Oxfam is one of the few humanitarian agencies currently working in all three Darfur states (North, South, West) as well as in neighbouring Chad. But its teams have had to withdraw temporarily from a few locations many times because of the fighting and insecurity, McCabe said. Media reported Wednesday that another aid worker, from the international group Doctors Without Borders, was killed in Darfur on Dec. 17 during fighting between rebels and government troops.
The atrocities in the state -- where tens of thousands of black Africans have been killed and as many as two million displaced -- have been committed by marauding Arab militias called "Janjaweed" (''men on horseback''). The Sudanese government has not only been accused of creating the militias but also of turning a blind eye to their continued killings. Additionally, a peace accord between the government in Khartoum and rebels in the country's south, which was negotiated after a 20-year civil war, has also come to a standstill due to the crisis in Darfur.
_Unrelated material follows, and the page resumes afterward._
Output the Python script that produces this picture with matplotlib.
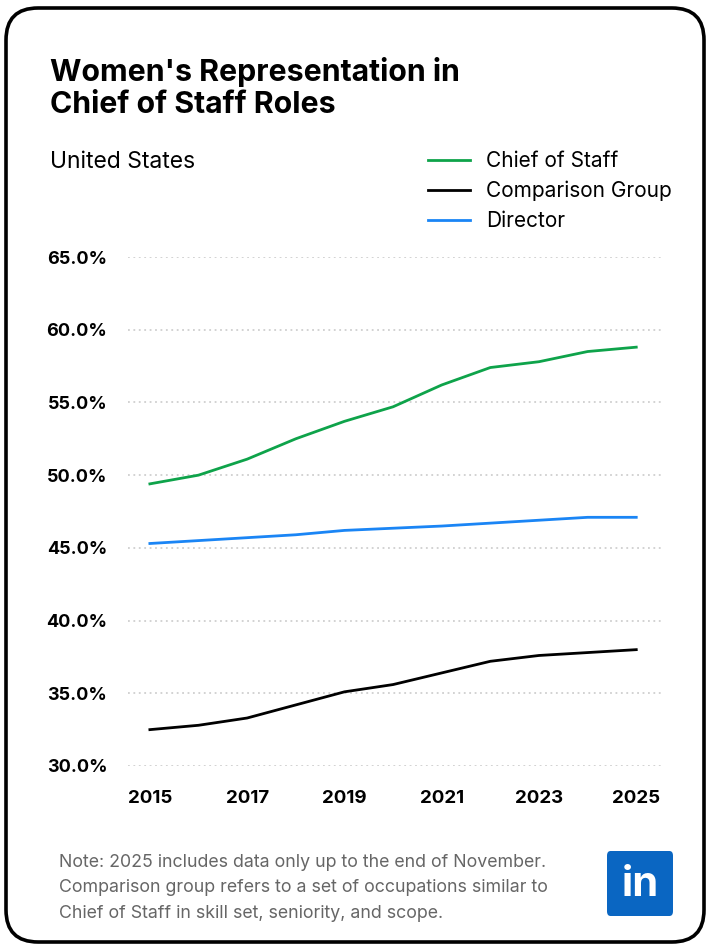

Addressing reporters last week, U.N. Special Representative for Sudan Jan Pronk said a definitive settlement ending the long-running war in the south was ''the key to solving a separate crisis in Sudan's western Darfur region.'' Pronk said he was ''keeping his fingers crossed'' in hope the peace talks between the government and the rebel Sudan People's Liberation Movement-Army will be concluded by year-end. If they are, he added, the U.N. Security Council will meet in the third week of January to deploy 9,000-10,000 U.N. troops to monitor that peace agreement.
With backing from the Security Council, the AU had planned to boost its 4,000-strong protection force in Sudan into a 4,000-strong peacekeeping force mandated to restore law and order in Darfur. But despite an appeal by Annan for increased funds, equipment and logistical support for the proposed body, the response from the international community has been poor. ''What can the Security Council do, working with the African Union and others, to accelerate the rate of deployment and ensure that we have more troops on the ground to assist?'' Annan asked Wednesday. And what other measures, he asked, ''can we take to put pressure on the parties and hold some of them individually accountable, for us to be able to move forward?''
Asked if he was willing to make a second trip to Sudan, Annan said: ''I am always willing to travel or go to the locations when I think it will help, as I did last summer.'' But in reality, he added, the Security Council has to make a ''real re-assessment'' of the situation in Darfur as to ''whether or not our current approach is working, and what further measures should be taken.'' ''And I think, that exercise should be done here, not by a trip to the situation on the ground,'' Annan added.
Faced with strong reservations from China, Russia, Pakistan and Algeria, the 15-member council has failed to punish both the Sudanese government and the militia with tough economic and diplomatic sanctions. All four countries are opposed to sanctions, either for political or commercial reasons. A move to take Khartoum to the International Criminal Court (ICC) in The Hague on charges of genocide is being thwarted by the United States. The administration of U.S. President George W Bush has, from the outset, opposed the ICC on the grounds that U.S. soldiers might one day face trial before the global court.
Annan said that a majority of the Security Council members would want the ICC to play a role against the ethnic killings in Sudan. ''But we also know that the United States has a problem with any referral to the ICC. This is an issue the council will have to find a way around. But I think those who are perpetrating these crimes (of genocide) must not be allowed to get away and impunity must not be allowed to stand,'' Annan told reporters during his annual year-end press conference on Tuesday. Asked if there were other alternatives, he said: ''I think the proposals on the table (including sanctions) should be looked at very seriously by the council. I think we are at that point now.'' The other route would be ''to find a way of really getting as many people on the ground as possible, because everybody agrees that the presence of monitors and police and an international presence often dissuade the attacks,'' said Annan.